Work out how many lines in the entries contain the string "this", and give nothing but that number.

-.-.-

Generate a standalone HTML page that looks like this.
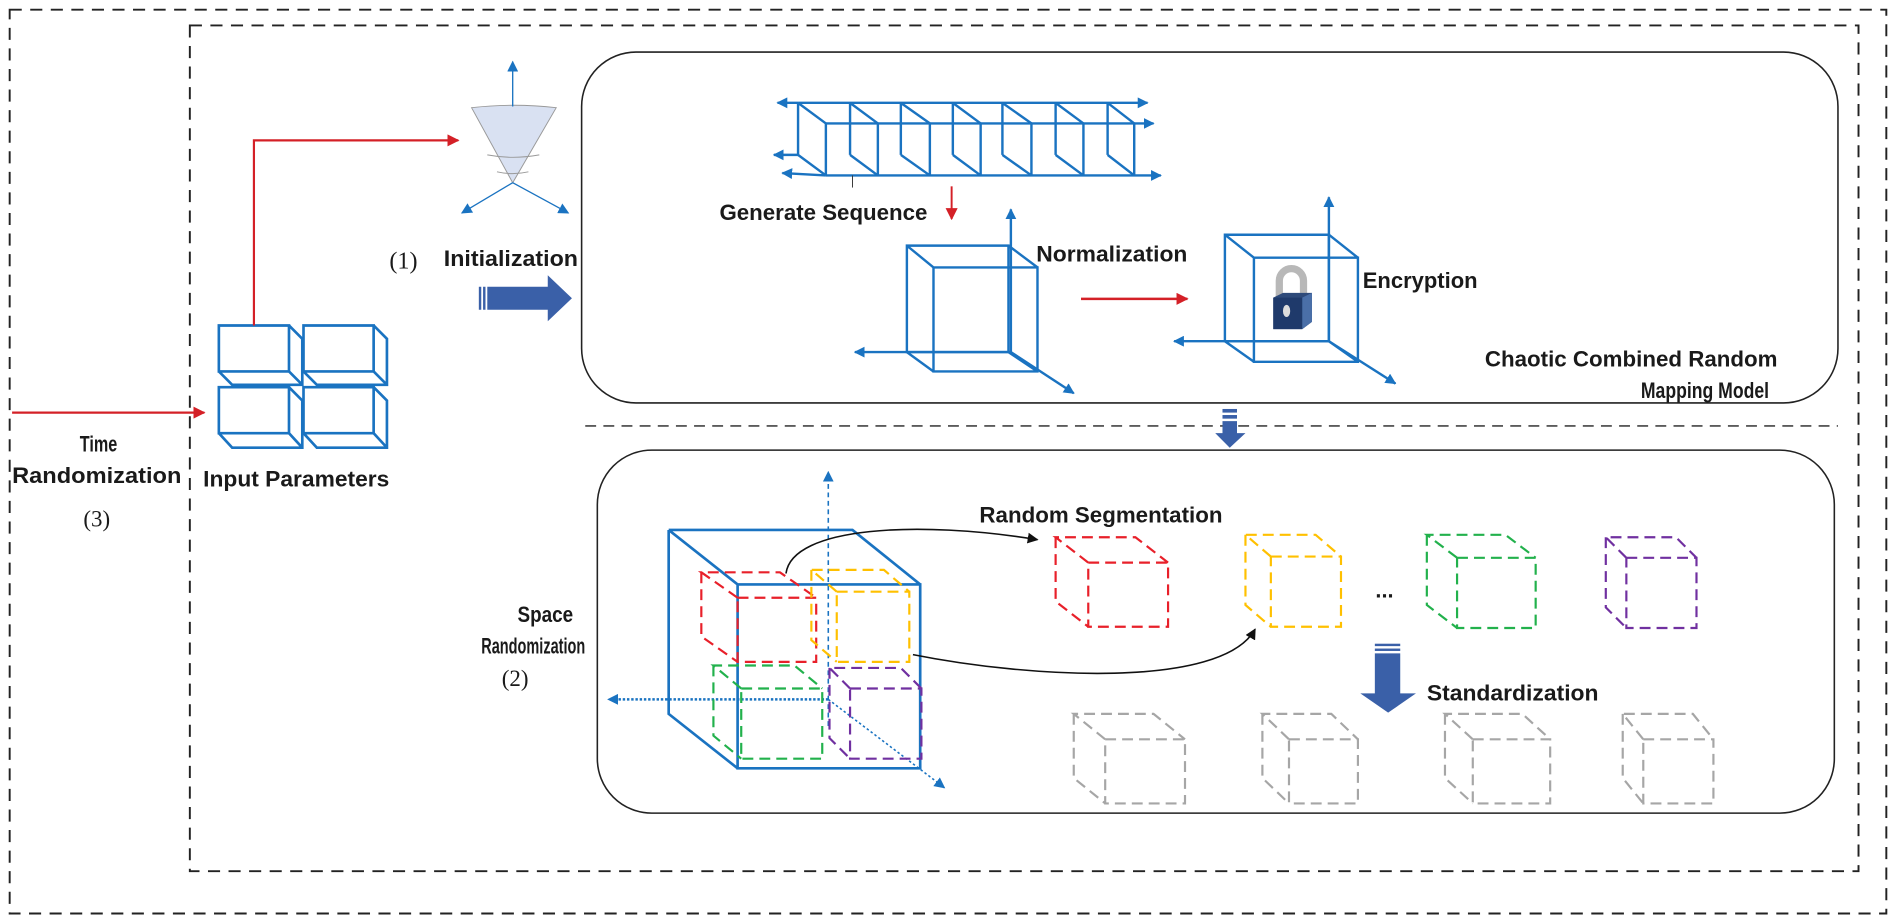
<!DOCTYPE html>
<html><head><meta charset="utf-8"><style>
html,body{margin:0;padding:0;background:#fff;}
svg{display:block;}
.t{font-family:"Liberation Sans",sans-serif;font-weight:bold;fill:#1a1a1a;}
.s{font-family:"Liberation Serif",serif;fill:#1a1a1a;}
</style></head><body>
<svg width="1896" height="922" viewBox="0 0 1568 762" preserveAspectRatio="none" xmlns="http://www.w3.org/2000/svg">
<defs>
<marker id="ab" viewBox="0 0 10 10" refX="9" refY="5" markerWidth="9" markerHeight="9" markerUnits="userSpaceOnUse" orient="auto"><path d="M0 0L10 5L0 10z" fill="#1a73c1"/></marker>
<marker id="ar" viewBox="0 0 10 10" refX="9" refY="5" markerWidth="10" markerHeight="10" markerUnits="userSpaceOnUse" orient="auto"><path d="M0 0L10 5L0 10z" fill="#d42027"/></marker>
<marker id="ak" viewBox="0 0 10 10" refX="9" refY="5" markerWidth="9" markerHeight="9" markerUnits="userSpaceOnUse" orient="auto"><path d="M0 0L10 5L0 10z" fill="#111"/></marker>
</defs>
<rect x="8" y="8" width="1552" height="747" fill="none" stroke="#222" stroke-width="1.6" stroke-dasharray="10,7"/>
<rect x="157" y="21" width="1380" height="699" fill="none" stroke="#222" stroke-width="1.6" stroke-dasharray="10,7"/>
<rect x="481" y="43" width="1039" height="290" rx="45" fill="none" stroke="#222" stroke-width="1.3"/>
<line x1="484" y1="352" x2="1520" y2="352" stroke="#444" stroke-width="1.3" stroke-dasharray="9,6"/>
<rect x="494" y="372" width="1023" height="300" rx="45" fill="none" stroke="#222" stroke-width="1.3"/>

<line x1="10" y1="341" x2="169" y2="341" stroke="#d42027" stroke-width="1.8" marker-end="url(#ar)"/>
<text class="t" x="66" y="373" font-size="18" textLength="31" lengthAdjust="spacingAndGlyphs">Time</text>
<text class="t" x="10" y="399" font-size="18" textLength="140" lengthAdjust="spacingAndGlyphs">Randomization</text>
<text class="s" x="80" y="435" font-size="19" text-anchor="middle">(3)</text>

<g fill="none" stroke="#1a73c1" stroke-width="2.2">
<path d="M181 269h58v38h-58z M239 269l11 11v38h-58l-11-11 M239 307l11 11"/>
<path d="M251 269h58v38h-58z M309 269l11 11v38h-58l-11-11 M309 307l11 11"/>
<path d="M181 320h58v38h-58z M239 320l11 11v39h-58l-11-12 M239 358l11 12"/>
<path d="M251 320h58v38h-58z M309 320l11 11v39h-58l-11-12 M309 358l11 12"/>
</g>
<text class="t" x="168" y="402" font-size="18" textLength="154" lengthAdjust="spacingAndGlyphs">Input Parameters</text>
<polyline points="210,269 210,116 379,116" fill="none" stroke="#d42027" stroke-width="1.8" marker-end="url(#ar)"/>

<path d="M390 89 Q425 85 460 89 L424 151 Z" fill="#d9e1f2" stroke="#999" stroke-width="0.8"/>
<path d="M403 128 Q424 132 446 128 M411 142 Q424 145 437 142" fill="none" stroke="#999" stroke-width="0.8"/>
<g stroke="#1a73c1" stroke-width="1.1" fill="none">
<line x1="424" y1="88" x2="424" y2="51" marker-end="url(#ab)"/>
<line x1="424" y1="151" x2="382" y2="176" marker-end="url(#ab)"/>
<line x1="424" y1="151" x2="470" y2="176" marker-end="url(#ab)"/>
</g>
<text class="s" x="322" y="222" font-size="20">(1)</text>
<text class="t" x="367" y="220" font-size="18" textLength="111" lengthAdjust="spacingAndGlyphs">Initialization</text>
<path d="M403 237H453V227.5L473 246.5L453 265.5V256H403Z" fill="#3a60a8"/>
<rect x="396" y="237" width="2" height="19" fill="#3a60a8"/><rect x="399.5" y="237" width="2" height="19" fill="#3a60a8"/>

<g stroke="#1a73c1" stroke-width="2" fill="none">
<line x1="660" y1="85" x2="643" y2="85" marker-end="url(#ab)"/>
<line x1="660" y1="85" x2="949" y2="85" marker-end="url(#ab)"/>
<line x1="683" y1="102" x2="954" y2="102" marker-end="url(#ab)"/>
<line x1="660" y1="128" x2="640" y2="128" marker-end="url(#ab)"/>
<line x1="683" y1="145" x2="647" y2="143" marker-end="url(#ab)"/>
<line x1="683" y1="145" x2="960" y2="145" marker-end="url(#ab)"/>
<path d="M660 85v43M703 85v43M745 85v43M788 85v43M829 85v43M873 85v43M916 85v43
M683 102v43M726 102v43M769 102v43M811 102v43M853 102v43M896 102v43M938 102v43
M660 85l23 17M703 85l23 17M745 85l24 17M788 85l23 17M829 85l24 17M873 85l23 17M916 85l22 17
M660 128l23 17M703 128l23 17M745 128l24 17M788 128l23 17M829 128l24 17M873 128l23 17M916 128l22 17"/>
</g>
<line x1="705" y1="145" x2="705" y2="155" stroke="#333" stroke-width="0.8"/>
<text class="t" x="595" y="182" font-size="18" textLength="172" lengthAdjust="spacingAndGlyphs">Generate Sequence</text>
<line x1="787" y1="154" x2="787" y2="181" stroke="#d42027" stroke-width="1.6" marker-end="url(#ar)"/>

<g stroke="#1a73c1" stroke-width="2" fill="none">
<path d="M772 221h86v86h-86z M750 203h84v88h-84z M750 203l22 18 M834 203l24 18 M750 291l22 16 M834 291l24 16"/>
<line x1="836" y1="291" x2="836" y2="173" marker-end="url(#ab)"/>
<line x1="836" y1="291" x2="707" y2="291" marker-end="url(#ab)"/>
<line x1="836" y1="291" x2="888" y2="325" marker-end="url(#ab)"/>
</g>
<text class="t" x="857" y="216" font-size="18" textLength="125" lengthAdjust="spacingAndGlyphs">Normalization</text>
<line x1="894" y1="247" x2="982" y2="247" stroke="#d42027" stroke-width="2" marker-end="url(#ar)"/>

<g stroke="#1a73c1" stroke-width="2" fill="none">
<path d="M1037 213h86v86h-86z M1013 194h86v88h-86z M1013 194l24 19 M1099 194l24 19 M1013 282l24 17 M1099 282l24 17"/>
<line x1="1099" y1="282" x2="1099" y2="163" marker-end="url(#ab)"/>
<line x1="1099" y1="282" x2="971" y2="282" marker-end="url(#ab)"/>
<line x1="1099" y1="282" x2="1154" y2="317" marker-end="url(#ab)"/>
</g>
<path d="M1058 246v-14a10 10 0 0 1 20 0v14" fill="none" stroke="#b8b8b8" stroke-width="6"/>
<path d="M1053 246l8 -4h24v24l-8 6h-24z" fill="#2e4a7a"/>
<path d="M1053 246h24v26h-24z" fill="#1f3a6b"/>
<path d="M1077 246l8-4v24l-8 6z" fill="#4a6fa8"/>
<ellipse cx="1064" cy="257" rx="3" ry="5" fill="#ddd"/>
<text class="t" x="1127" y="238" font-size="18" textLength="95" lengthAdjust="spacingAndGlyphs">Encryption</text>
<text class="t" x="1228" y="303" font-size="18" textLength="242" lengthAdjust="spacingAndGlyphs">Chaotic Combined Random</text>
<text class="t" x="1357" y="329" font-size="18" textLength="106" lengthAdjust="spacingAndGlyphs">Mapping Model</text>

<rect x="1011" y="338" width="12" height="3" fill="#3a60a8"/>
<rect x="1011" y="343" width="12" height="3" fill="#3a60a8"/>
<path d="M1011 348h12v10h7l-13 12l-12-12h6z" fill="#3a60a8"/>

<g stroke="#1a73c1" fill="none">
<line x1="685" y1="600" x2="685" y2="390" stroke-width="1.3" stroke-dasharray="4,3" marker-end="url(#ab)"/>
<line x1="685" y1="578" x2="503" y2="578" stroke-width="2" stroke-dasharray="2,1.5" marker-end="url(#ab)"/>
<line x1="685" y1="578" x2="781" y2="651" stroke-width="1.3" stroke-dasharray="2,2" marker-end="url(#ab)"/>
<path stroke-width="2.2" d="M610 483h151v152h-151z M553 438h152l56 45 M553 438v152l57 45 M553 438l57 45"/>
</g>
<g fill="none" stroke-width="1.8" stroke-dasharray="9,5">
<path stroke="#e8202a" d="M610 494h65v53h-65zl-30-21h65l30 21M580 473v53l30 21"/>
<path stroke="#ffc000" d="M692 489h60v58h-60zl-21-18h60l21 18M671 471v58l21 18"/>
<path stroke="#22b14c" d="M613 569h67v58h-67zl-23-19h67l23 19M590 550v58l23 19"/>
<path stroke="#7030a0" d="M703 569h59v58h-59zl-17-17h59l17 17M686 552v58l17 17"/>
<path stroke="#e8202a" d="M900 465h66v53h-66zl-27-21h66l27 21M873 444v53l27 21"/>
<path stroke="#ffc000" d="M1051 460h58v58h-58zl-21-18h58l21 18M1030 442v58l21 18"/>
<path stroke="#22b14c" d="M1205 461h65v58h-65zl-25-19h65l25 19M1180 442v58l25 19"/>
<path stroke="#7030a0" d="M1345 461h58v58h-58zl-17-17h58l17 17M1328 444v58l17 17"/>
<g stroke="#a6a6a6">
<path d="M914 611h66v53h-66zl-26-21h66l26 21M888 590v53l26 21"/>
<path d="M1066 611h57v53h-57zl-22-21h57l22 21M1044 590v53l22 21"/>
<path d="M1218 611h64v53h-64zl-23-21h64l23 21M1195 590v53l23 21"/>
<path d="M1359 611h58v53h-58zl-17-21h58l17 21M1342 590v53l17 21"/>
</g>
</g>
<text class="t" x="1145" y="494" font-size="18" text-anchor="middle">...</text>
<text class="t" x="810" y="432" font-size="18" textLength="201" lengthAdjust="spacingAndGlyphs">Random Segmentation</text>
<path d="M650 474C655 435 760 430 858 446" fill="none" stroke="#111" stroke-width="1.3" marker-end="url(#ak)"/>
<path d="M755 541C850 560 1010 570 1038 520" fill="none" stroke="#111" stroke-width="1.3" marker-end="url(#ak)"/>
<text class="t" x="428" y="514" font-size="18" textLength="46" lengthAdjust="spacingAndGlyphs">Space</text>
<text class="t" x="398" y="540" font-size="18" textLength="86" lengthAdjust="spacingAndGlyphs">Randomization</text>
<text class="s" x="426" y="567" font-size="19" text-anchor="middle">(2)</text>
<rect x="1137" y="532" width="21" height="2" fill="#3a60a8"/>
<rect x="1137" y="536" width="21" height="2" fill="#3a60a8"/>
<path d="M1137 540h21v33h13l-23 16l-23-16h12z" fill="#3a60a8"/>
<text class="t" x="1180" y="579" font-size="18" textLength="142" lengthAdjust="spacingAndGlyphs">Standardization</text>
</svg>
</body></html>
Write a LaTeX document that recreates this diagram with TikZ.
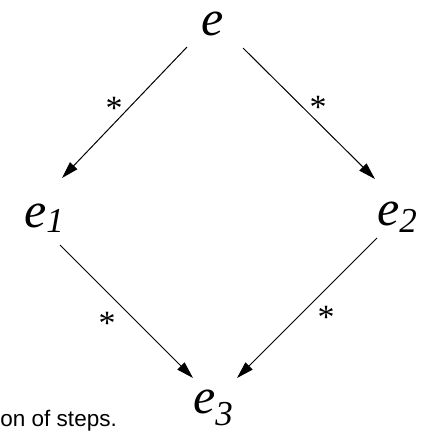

-.-.-

## TASK RESULT
2